Por lo demás, es raro el recurso lacrimógeno en la política española. A Boabdil le dijo su madre que llorase de una vez –como una mujer lo que no había sabido defender como un hombre–, señal de que, ante la indignación materna, el hombre se iba de Granada como unas pascuas, tan tranquilo, a saber en qué estaría pensando.

Aquí no encontramos llantos comparables al de Elsa Fornero, la ministra italiana que prorrumpió en lágrimas cuando presentó el programa de recortes. El político español es más rudo, pues son muchos siglos de inquisición y prepotencia del poder como para andarnos con sensiblerías. Sin distingos ideológicos, unos y otros nos han ido recortando las entretelas sin lagrimita alguna, ni siquiera furtiva. Como con gusto. A los efectos no cuenta cuando Soraya Sáenz de Santamaría se compungió al presentar el Fondo Social de la Vivienda. Dio la impresión de que estaba al borde de las lágrimas –pero sin el arrebol gallardoniano–, pero no es lo mismo estar al borde que sustanciar.

Pose o no, se hacen más nobles las lágrimas de Elsa Fornero que los motivos por los que lloran los políticos en España. Tampoco conmueven –o han dejado de hacerlo, excepto en lo que gusta ver a un presidente de Estados Unidos haciendo de hombre humano– los lloros de Obama, que es de lágrima fácil y lo mismo le asoman las lágrimas a los ojos por una matanza escolar que al despedirse de los voluntarios de su campaña electoral, que cuestiones tan diferentes le afectan al espíritu en grado equiparable. No selecciona.

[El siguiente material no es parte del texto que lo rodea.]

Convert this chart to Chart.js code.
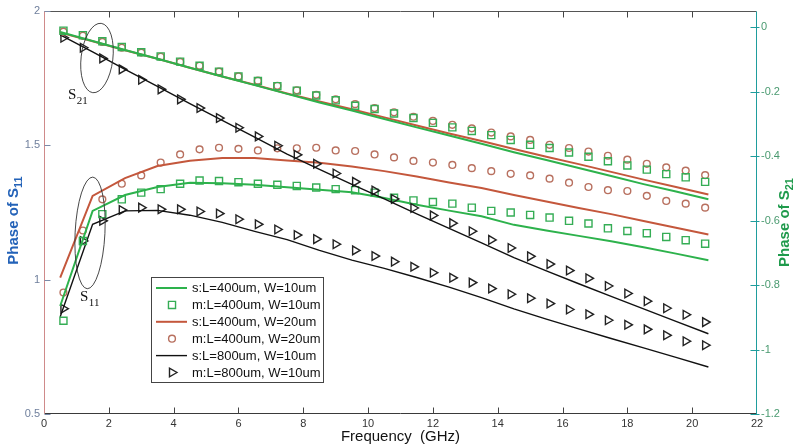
<!DOCTYPE html>
<html>
<head>
<meta charset="utf-8">
<script src="https://cdn.jsdelivr.net/npm/chart.js@4.4.1/dist/chart.umd.min.js"></script>
<style>
  html, body { margin: 0; padding: 0; background: #fff; }
</style>
</head>
<body>
<canvas id="chart" width="797" height="446"></canvas>
<script>
// frequencies (GHz)
const simFreq = [0.5, 1.5, 2.5, 3.5, 4.5, 5.5, 6.5, 7.5, 8.5, 9.5, 10.5, 11.5, 12.5, 13.5, 14.5, 15.5, 16.5, 17.5, 18.5, 19.5, 20.5];
const measFreq = [0.6, 1.2, 1.8, 2.4, 3.0, 3.6, 4.2, 4.8, 5.4, 6.0, 6.6, 7.2, 7.8, 8.4, 9.0, 9.6, 10.2, 10.8, 11.4, 12.0,
  12.6, 13.2, 13.8, 14.4, 15.0, 15.6, 16.2, 16.8, 17.4, 18.0, 18.6, 19.2, 19.8, 20.4];

// phase of S21 (right axis)
const s21SimL400W10 = [-0.015, -0.043, -0.071, -0.098, -0.126, -0.153, -0.180, -0.207, -0.234, -0.259, -0.285, -0.311, -0.336, -0.362, -0.388, -0.412, -0.437, -0.462, -0.487, -0.510, -0.534];
const s21SimL400W20 = [-0.017, -0.044, -0.072, -0.098, -0.126, -0.153, -0.179, -0.206, -0.231, -0.255, -0.280, -0.305, -0.330, -0.353, -0.378, -0.402, -0.425, -0.449, -0.473, -0.496, -0.519];
const s21SimL800W10 = [-0.024, -0.077, -0.131, -0.184, -0.237, -0.289, -0.341, -0.394, -0.441, -0.488, -0.533, -0.579, -0.624, -0.669, -0.715, -0.756, -0.796, -0.835, -0.874, -0.913, -0.951];
const s21MeasL400W10 = [-0.011, -0.025, -0.044, -0.062, -0.078, -0.091, -0.107, -0.120, -0.138, -0.153, -0.167, -0.183, -0.197, -0.212, -0.227, -0.244, -0.254,
  -0.268, -0.282, -0.297, -0.311, -0.322, -0.335, -0.350, -0.365, -0.375, -0.389, -0.402, -0.416, -0.429, -0.442, -0.456, -0.466, -0.480];
const s21MeasL400W20 = [-0.014, -0.027, -0.046, -0.064, -0.079, -0.092, -0.108, -0.120, -0.138, -0.153, -0.166, -0.182, -0.196, -0.210, -0.224, -0.239, -0.251,
  -0.264, -0.278, -0.291, -0.303, -0.314, -0.327, -0.339, -0.350, -0.365, -0.375, -0.386, -0.399, -0.411, -0.424, -0.435, -0.445, -0.459];
const s21MeasL800W10 = [-0.033, -0.064, -0.097, -0.131, -0.163, -0.193, -0.224, -0.251, -0.282, -0.312, -0.339, -0.368, -0.396, -0.424, -0.454, -0.480, -0.507,
  -0.533, -0.561, -0.584, -0.608, -0.633, -0.660, -0.685, -0.711, -0.735, -0.755, -0.779, -0.803, -0.826, -0.850, -0.872, -0.892, -0.915];

// phase of S11 (left axis)
const s11SimL400W10 = [0.902, 1.256, 1.315, 1.345, 1.361, 1.359, 1.353, 1.344, 1.335, 1.325, 1.304, 1.279, 1.257, 1.236, 1.204, 1.183, 1.163, 1.143, 1.121, 1.097, 1.072];
const s11SimL400W20 = [1.008, 1.312, 1.378, 1.423, 1.443, 1.453, 1.453, 1.444, 1.435, 1.421, 1.404, 1.384, 1.362, 1.341, 1.315, 1.291, 1.267, 1.244, 1.218, 1.193, 1.168];
const s11SimL800W10 = [0.862, 1.206, 1.256, 1.258, 1.240, 1.213, 1.180, 1.149, 1.109, 1.073, 1.042, 1.008, 0.972, 0.933, 0.891, 0.853, 0.817, 0.781, 0.746, 0.711, 0.675];
const s11MeasL400W10 = [0.847, 1.144, 1.244, 1.299, 1.324, 1.337, 1.357, 1.369, 1.367, 1.363, 1.357, 1.353, 1.349, 1.343, 1.337, 1.333, 1.324,
  1.305, 1.295, 1.289, 1.283, 1.268, 1.256, 1.250, 1.241, 1.231, 1.219, 1.209, 1.191, 1.181, 1.173, 1.159, 1.147, 1.134];
const s11MeasL400W20 = [0.952, 1.183, 1.299, 1.357, 1.388, 1.436, 1.466, 1.485, 1.491, 1.487, 1.481, 1.489, 1.489, 1.491, 1.481, 1.479, 1.466,
  1.455, 1.442, 1.436, 1.427, 1.415, 1.404, 1.394, 1.388, 1.376, 1.361, 1.345, 1.333, 1.330, 1.312, 1.293, 1.283, 1.268];
const s11MeasL800W10 = [0.892, 1.144, 1.219, 1.259, 1.268, 1.262, 1.262, 1.254, 1.246, 1.225, 1.206, 1.187, 1.166, 1.151, 1.132, 1.109, 1.088,
  1.067, 1.048, 1.026, 1.007, 0.989, 0.967, 0.946, 0.931, 0.911, 0.889, 0.871, 0.849, 0.832, 0.815, 0.793, 0.771, 0.756];

const seriesLabels = ['s:L=400um, W=10um', 'm:L=400um, W=10um', 's:L=400um, W=20um', 'm:L=400um, W=20um', 's:L=800um, W=10um', 'm:L=800um, W=10um'];
const xTicks = [0, 2, 4, 6, 8, 10, 12, 14, 16, 18, 20, 22];
const leftTicks = [0.5, 1, 1.5, 2];
const rightTicks = [0, -0.2, -0.4, -0.6, -0.8, -1, -1.2];

const GREEN = '#2db24c';
const BROWN = '#c4573c';
const MARK_GREEN = '#35ad55';
const MARK_BROWN = '#b8705f';
const BLACK = '#111';

const pts = (xs, ys) => xs.map((x, i) => ({ x, y: ys[i] }));

function simLine(label, xs, ys, color, width, axis, inLegend) {
  return { label, data: pts(xs, ys), yAxisID: axis, showLine: true, borderColor: color, borderWidth: width,
    pointRadius: 0, tension: 0, inLegend };
}
function measPts(label, xs, ys, color, style, radius, rotation, axis, inLegend) {
  return { label, data: pts(xs, ys), yAxisID: axis, showLine: false, borderColor: color, backgroundColor: 'rgba(0,0,0,0)',
    pointStyle: style, pointRadius: radius, pointRotation: rotation, pointBorderWidth: 1.4, inLegend };
}

const datasets = [
  simLine(seriesLabels[0], simFreq, s21SimL400W10, GREEN, 2, 'y1', true),
  measPts(seriesLabels[1], measFreq, s21MeasL400W10, MARK_GREEN, 'rect', 5, 0, 'y1', true),
  simLine(seriesLabels[2], simFreq, s21SimL400W20, BROWN, 2, 'y1', true),
  measPts(seriesLabels[3], measFreq, s21MeasL400W20, MARK_BROWN, 'circle', 3.4, 0, 'y1', true),
  simLine(seriesLabels[4], simFreq, s21SimL800W10, BLACK, 1.4, 'y1', true),
  measPts(seriesLabels[5], measFreq, s21MeasL800W10, '#222', 'triangle', 5, 90, 'y1', true),
  simLine(seriesLabels[0], simFreq, s11SimL400W10, GREEN, 2, 'y', false),
  measPts(seriesLabels[1], measFreq, s11MeasL400W10, MARK_GREEN, 'rect', 5, 0, 'y', false),
  simLine(seriesLabels[2], simFreq, s11SimL400W20, BROWN, 2, 'y', false),
  measPts(seriesLabels[3], measFreq, s11MeasL400W20, MARK_BROWN, 'circle', 3.4, 0, 'y', false),
  simLine(seriesLabels[4], simFreq, s11SimL800W10, BLACK, 1.4, 'y', false),
  measPts(seriesLabels[5], measFreq, s11MeasL800W10, '#222', 'triangle', 5, 90, 'y', false)
];

const fmt = v => String(+(+v).toFixed(2));

// draws "main" followed by a subscript, centred on (0,0) of the current transform
function textWithSub(ctx, main, sub, font, subFont, subDrop) {
  ctx.font = font;
  const w1 = ctx.measureText(main).width;
  ctx.font = subFont;
  const w2 = ctx.measureText(sub).width;
  const x0 = -(w1 + w2) / 2;
  ctx.textAlign = 'left';
  ctx.textBaseline = 'alphabetic';
  ctx.font = font;
  ctx.fillText(main, x0, 0);
  ctx.font = subFont;
  ctx.fillText(sub, x0 + w1, subDrop);
}

const framePlugin = {
  id: 'frame',
  beforeDraw(chart) {
    const ctx = chart.ctx;
    ctx.save();
    ctx.fillStyle = '#fff';
    ctx.fillRect(0, 0, chart.width, chart.height);
    ctx.restore();
  },
  afterDatasetsDraw(chart) {
    const { ctx, chartArea: a, scales } = chart;
    const L = Math.round(a.left) + 0.5, R = Math.round(a.right) - 0.5;
    const T = Math.round(a.top) + 0.5, B = Math.round(a.bottom) - 0.5;
    ctx.save();
    ctx.lineWidth = 1;

    // annotations: ellipses and S21 / S11 labels
    const ell = (cx, cy, rx, ry, rot) => {
      const px = scales.x.getPixelForValue(cx), py = scales.y.getPixelForValue(cy);
      const w = scales.x.getPixelForValue(cx + rx) - px;
      const h = py - scales.y.getPixelForValue(cy + ry);
      ctx.beginPath();
      ctx.ellipse(px, py, w, h, rot, 0, Math.PI * 2);
      ctx.strokeStyle = '#333';
      ctx.lineWidth = 0.9;
      ctx.stroke();
    };
    ell(1.635, 1.825, 0.49, 0.130, 0.12);
    ell(1.42, 1.174, 0.46, 0.208, 0.05);
    ctx.fillStyle = '#111';
    const lab = (fx, v, sub) => {
      const px = scales.x.getPixelForValue(fx), py = scales.y.getPixelForValue(v);
      ctx.font = '15px "Liberation Serif", "Times New Roman", serif';
      ctx.textAlign = 'left';
      ctx.textBaseline = 'alphabetic';
      ctx.fillText('S', px, py);
      const w = ctx.measureText('S').width;
      ctx.font = '11px "Liberation Serif", "Times New Roman", serif';
      ctx.fillText(sub, px + w + 0.5, py + 5);
    };
    lab(0.74, 1.6725, '21');
    lab(1.11, 0.921, '11');

    // frame
    ctx.lineWidth = 1;
    ctx.strokeStyle = '#555';
    ctx.beginPath(); ctx.moveTo(L, T); ctx.lineTo(R, T); ctx.stroke();
    ctx.strokeStyle = '#3a3a3a';
    ctx.beginPath(); ctx.moveTo(L, B); ctx.lineTo(R, B); ctx.stroke();
    ctx.strokeStyle = '#cf8a8a';
    ctx.beginPath(); ctx.moveTo(L, T); ctx.lineTo(L, B); ctx.stroke();
    ctx.strokeStyle = '#1f9d9d';
    ctx.beginPath(); ctx.moveTo(R, T); ctx.lineTo(R, B + 1); ctx.stroke();

    // ticks
    ctx.strokeStyle = '#444';
    xTicks.forEach(v => {
      const x = Math.round(scales.x.getPixelForValue(v)) + 0.5;
      if (v === 0 || v === 22) return;
      ctx.beginPath(); ctx.moveTo(x, B); ctx.lineTo(x, B - 6); ctx.stroke();
      ctx.beginPath(); ctx.moveTo(x, T); ctx.lineTo(x, T + 6); ctx.stroke();
    });
    ctx.strokeStyle = '#7a8aa8';
    leftTicks.forEach(v => {
      const y = Math.round(scales.y.getPixelForValue(v)) + 0.5;
      ctx.beginPath(); ctx.moveTo(L, y); ctx.lineTo(L + 6, y); ctx.stroke();
    });
    ctx.strokeStyle = '#1f9d9d';
    rightTicks.forEach(v => {
      const y = Math.round(scales.y1.getPixelForValue(v)) + 0.5;
      ctx.beginPath(); ctx.moveTo(R - 6, y); ctx.lineTo(R + 3, y); ctx.stroke();
    });

    // legend box
    const bx = 151.5, by = 277.5, bw = 172, bh = 105;
    ctx.fillStyle = '#fff';
    ctx.fillRect(bx, by, bw, bh);
    ctx.strokeStyle = '#444';
    ctx.strokeRect(bx, by, bw, bh);
    const legendSets = chart.data.datasets.filter(d => d.inLegend);
    legendSets.forEach((d, i) => {
      const y = 288 + i * 16.9;
      if (d.showLine) {
        ctx.strokeStyle = d.borderColor;
        ctx.lineWidth = d.borderWidth;
        ctx.beginPath(); ctx.moveTo(156, y); ctx.lineTo(187, y); ctx.stroke();
      } else {
        ctx.strokeStyle = d.borderColor;
        ctx.fillStyle = 'rgba(0,0,0,0)';
        ctx.lineWidth = d.pointBorderWidth;
        Chart.helpers.drawPoint(ctx, { pointStyle: d.pointStyle, rotation: d.pointRotation, radius: d.pointRadius, borderWidth: d.pointBorderWidth }, 172, y);
      }
      ctx.fillStyle = '#111';
      ctx.font = '13px "Liberation Sans", Arial, sans-serif';
      ctx.textAlign = 'left';
      ctx.textBaseline = 'middle';
      ctx.fillText(d.label, 192, y + 0.5);
    });

    // axis titles
    ctx.fillStyle = '#2362b8';
    ctx.save();
    ctx.translate(18, (a.top + a.bottom) / 2 + 8);
    ctx.rotate(-Math.PI / 2);
    textWithSub(ctx, 'Phase of S', '11', 'bold 15px "Liberation Sans", Arial, sans-serif', 'bold 11px "Liberation Sans", Arial, sans-serif', 4);
    ctx.restore();
    ctx.fillStyle = '#1f9a4c';
    ctx.save();
    ctx.translate(789, (a.top + a.bottom) / 2 + 10);
    ctx.rotate(-Math.PI / 2);
    textWithSub(ctx, 'Phase of S', '21', 'bold 15px "Liberation Sans", Arial, sans-serif', 'bold 11px "Liberation Sans", Arial, sans-serif', 4);
    ctx.restore();
    ctx.fillStyle = '#111';
    ctx.font = '15px "Liberation Sans", Arial, sans-serif';
    ctx.textAlign = 'center';
    ctx.textBaseline = 'alphabetic';
    ctx.fillText('Frequency  (GHz)', (a.left + a.right) / 2, 441);
    ctx.restore();
  }
};

new Chart(document.getElementById('chart'), {
  type: 'scatter',
  data: { datasets },
  options: {
    responsive: false,
    animation: false,
    devicePixelRatio: 1,
    layout: { padding: { top: 11, left: 0, right: 0, bottom: 0 } },
    plugins: { legend: { display: false }, tooltip: { enabled: false } },
    scales: {
      x: {
        type: 'linear', min: 0, max: 22,
        afterFit: s => { s.height = 32; },
        afterBuildTicks: s => { s.ticks = xTicks.map(v => ({ value: v })); },
        grid: { display: false, drawTicks: false },
        border: { display: false },
        ticks: { padding: 3, color: '#333', font: { family: '"Liberation Sans Narrow", "Arial Narrow", "Liberation Sans", sans-serif', size: 11 }, callback: fmt, maxRotation: 0, autoSkip: false }
      },
      y: {
        type: 'linear', position: 'left', min: 0.5, max: 2,
        afterFit: s => { s.width = 44; },
        afterBuildTicks: s => { s.ticks = leftTicks.map(v => ({ value: v })); },
        grid: { display: false, drawTicks: false },
        border: { display: false },
        ticks: { padding: 4, color: '#6f7f9c', font: { family: '"Liberation Sans", Arial, sans-serif', size: 11 }, callback: fmt }
      },
      y1: {
        type: 'linear', position: 'right', min: -1.2, max: 0.05,
        afterFit: s => { s.width = 40; },
        afterBuildTicks: s => { s.ticks = rightTicks.map(v => ({ value: v })); },
        grid: { display: false, drawTicks: false },
        border: { display: false },
        ticks: { padding: 4, color: '#4a9a70', font: { family: '"Liberation Sans", Arial, sans-serif', size: 11 }, callback: fmt }
      }
    }
  },
  plugins: [framePlugin]
});
</script>
</body>
</html>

Los lloros públicos de los políticos suelen ser de índole bien diferente a los del prócer catalán. Lloran porque pierden el puesto, por las tragedias, por los efectos fatales de sus políticas, para quedar bien. Nada de esto se da en la llorada de Junqueras. Estará compungido hasta el extremo, de modo que no se puede contener, pero en cierto sentido llora a la ofensiva. Llora para lograr el juguete que añoró desde la infancia. No porque haya perdido nada sino porque quiere más. En sus lágrimas se nota la épica onírica de un pueblo en marcha hacia su libertad, de sardana en sardana hasta la victoria final, encabezado por san Jordi y, en su sueño, quizás por Oriol mismo en funciones de libertador, a la diestra del Honorable o quizás en su puesto.

Estas lágrimas a la ofensiva confirman que la política catalana ha dejado de ser política y se ha convertido en una cuestión de sentimientos desbordantes. Al ver a este hombre sobrepasado por tal sensibilidad cuesta imaginarlo como un político ponderando ventajas e inconvenientes, dándolo todo por los ciudadanos en el amplio (y propio) sentido del término. Llora por cómo va lo suyo, entendiendo por tal no su puesto –no parece de esos–, sino su sueño tribal. Este hombre llorará de felicidad si consigue su independencia: por quitarse a España de encima y por tener a los catalanes españoles debajo. No se sabe qué le dará más llanto.